Tierney would move across the country after graduation, landing in California. He explained the move wasn’t easy, adjusting to a new life and struggling to keep in touch with family and friends. While working as a teaching assistant through his graduate studies at University of California, Irvine, Tierney began to tutor high school math and economics as well.

“Soon I realized teaching and being a business owner was what I truly wanted to do, not be a researcher. That’s why I left the PhD program I was in and opened the [tutoring] company,” Tierney said. While the company he started is no longer operating, he does still tutor from time to time.
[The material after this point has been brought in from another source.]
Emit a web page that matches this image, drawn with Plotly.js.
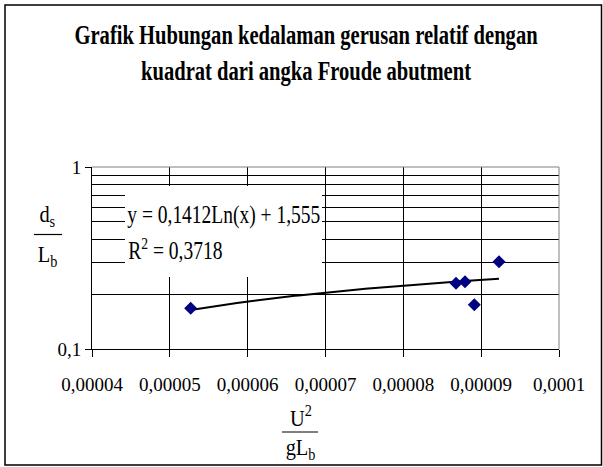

Over the next few years, a confluence of factors both personally and professionally left Tierney considering what his next move would be. Eventually a full-time teaching position opened up at SUNY Plattsburgh, about 20 miles from his parents in upstate New York. He applied, got the job, and with his girlfriend/future wife Kim, moved back east. After about a year at Plattsburgh, Tierney would make another change.

“I had been doing some consulting work for WW Norton Publishing on a new textbook that was coming out by Dirk Mateer and Lee Coppock. Dirk was a lecturer here at Penn State at the time so I got to know a bit about the position. He then left and encouraged me to apply, even though I wasn’t sure if I was qualified,” Tierney explained. “Again, I went into the interview honest about my qualifications and my willingness to learn from others. I was offered the job and we decided to move again,” he recalled with enthusiasm. Penn State and Western New England provide two distinct college experiences, differing in size and atmosphere, but Tierney sees advantages to both.
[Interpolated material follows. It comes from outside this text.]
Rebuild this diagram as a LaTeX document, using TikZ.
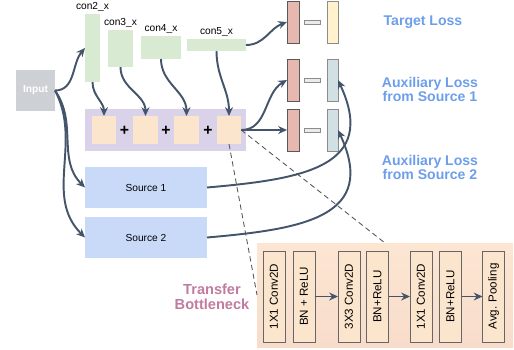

At Penn State, classrooms are so large Tierney might never meet all of his students, where Western New England’s great advantage are the personal connections made between students and professors. Then again, because Penn State is so large, Tierney and students benefit from large labs and research, such as the time when Tierney, his wife and a friend developed the app, Pets I’ve Met, a virtual scrapbook of life’s furry friends.

Tierney explained that he’s always looking for new ways to relate economics to the lives of his students. He’s developed several projects over the years with that goal in mind, such as Bazinganomics, where he relates economics to the television series, The Big Bang Theory.

“I also try to keep up with my personal blog whenever I find something I think is interesting,” Tierney added. “Currently I’m working on a new Webster called Bad Econ Tweets to take tweets from politicians and show what’s wrong with them,” he said.

But Tierney’s work doesn’t end with students and economics. He’s also collaborated with colleagues to bring his love of improv to Penn State. After what started as a small group of faculty members meeting weekly to do improv, Tierney and colleagues now offer classes, workshops and perform three times a month. Today, Tierney’s also running the successful improv company he started, Happy Valley Improv.

The former Western New England student says he’s continuing to grow as an educator. For one, he’s become more compassionate; understanding that his assignments might not be priority #1 for his students. But he’s also continuing to grow as a husband. He and his wife have just bought a house in downtown State College, PA, and are settling into the community, hoping to “put down roots.”

“I have no idea what comes next but staying in State College, teaching economics, and running an improv company seems to be a pretty good life,” the ever-busy Tierney said. He reflected a bit more on why and how he’s always juggled so many interests and projects throughout his life. “I’m a first gen college student and my parents had to work very hard to provide for me and my sisters. They always wanted to make sure we had what we needed and allowed us to participate in extracurricular's. I would be doing them a disservice if I didn’t work hard every day of my life,” Tierney said.